Dan LaVallee says people in the 3rd Congressional District are ready for new leadership.
People are “tired of congressmen raising taxes on middle class families and cutting taxes for the wealthiest,” he said.
LaVallee, a Democrat, specifically refers to U.S. Rep. Mike Kelly as one of those congressmen.
Not surprisingly, Kelly, the Republican nominee, offers a different perspective. Whether or not people are ready for new leadership, Kelly said, LaVallee, 26, doesn’t fit the bill.
The 66-year-old incumbent cited LaVallee’s age, adding he hasn’t had enough experience in the private sector to be an effective member of Congress.
When voters are looking at candidates they need to ask, “What have they done with their life?”
Kelly, who owns a car dealership in Butler, touts his experience in the private sector over four decades.
He is seeking his third term representing the 3rd District in Tuesday’s election. Both candidates were unopposed in the May primary.
The district includes most of Lawrence County and runs north into Erie County and east into Armstrong County.
LaVallee, a former deputy director with a health insurance company, is making his first run at public office.
He graduated from North Allegheny High School, where he played basketball. He received bachelor’s and master’s degrees from Carnegie Mellon University.
Noting he got married in September, LaVallee said, “I have a stake in western Pennsylvania for future generations.”
“I would look to expand job training, increase research and investment in our natural gas industry and stand up to corporations that have been shipping jobs overseas and have decimated our region in particular.”
LaVallee, a Cranberry Township resident, said Kelly voted to cut funds for Pell Grants for college students and Head Start.
“It’s not how you invest in our future.”
He supports student loan reform, saying some students are struggling and some people can’t afford to go to college because of the Pell grant cuts.
Under Kelly, LaVallee said, people in the district would face tax increases and cuts to education.
LaVallee supports increasing the minimum wage to $10.10, but through a phase-in approach.
“It’s time for people who are willing to work to make a livable wage.”
Kelly opposes raising the minimum wage.
“We should really be talking about maximizing opportunity. That’s through education and getting people ready for jobs.”
“When you increase the minimum wage, you’re going to eliminate jobs.”

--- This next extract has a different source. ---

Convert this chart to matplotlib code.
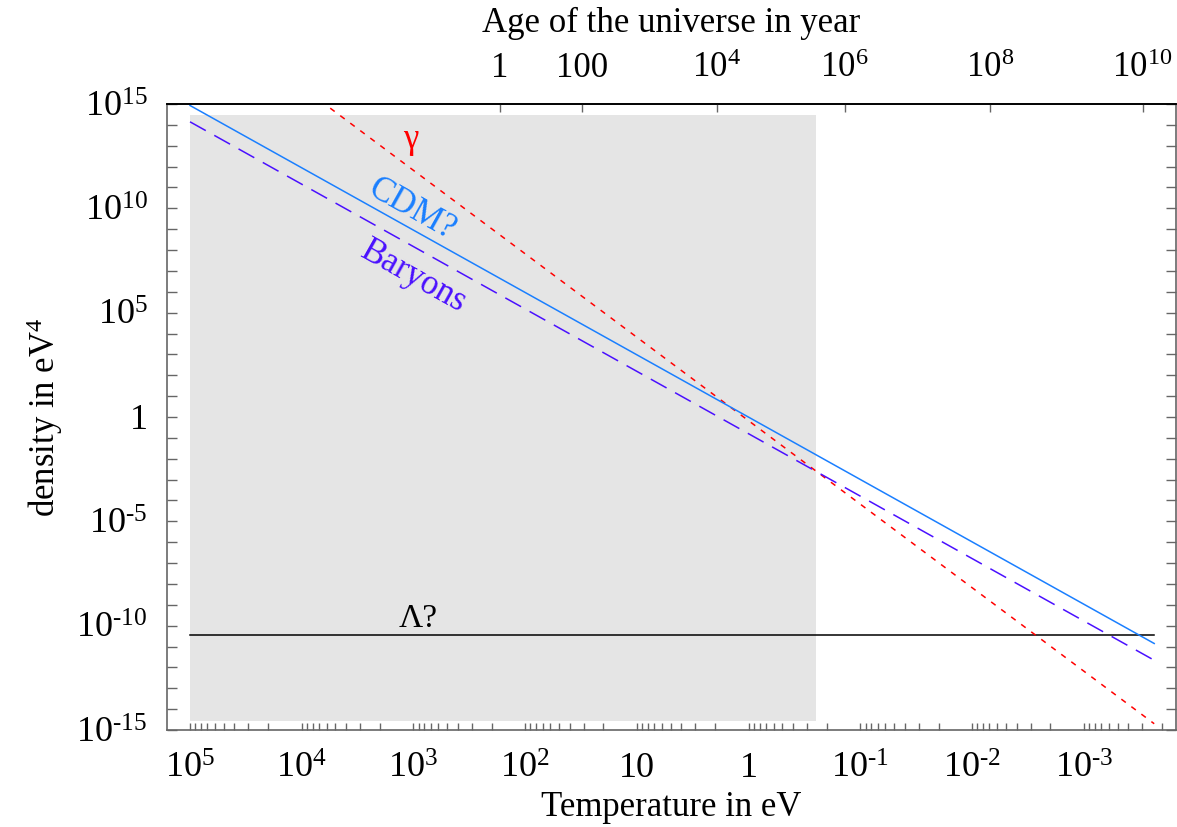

The call for increasing the minimum wage, he added, “is a false narrative.”
LaVallee said Kelly is unwilling to work across the aisle, claiming he has called himself “a proud obstructionist.”
“It’s time to fight for job creation right now — across the aisle — and he’s failed.”
On the claim of being “a proud obstructionist,” Kelly responded, “I think those are clever talking points. He hasn’t looked into my record. It’s not based on fact.”
Kelly said he has built relationships with members on both sides of the aisle, trying “to make sure to protect taxpayers.”
“We didn’t raise taxes. We initiated tax reform for individuals and corporations.”
The House has increased the president’s budget and tried to protect education, he said.
The federal deficit, Kelly continued, has been reduced by increasing revenues as a result of improvement in the economy, but it’s not where it should be.
Kelly said he agrees with the public when it says Congress doesn’t do anything. However, “the caveat” is that there are two chambers.
“Ninety-eight percent of the legislation passed in the House is done in a bi-partisan way. But it can’t get through the Senate.”
Republicans hold the majority in the House while Democrats control the Senate.
Kelly said the president could play a huge role in eliminating the logjam, telling the Senate “to get it done and get it to me.”
“Once we get those through the Senate, they’ll see the economy rebounding. People will have more faith.”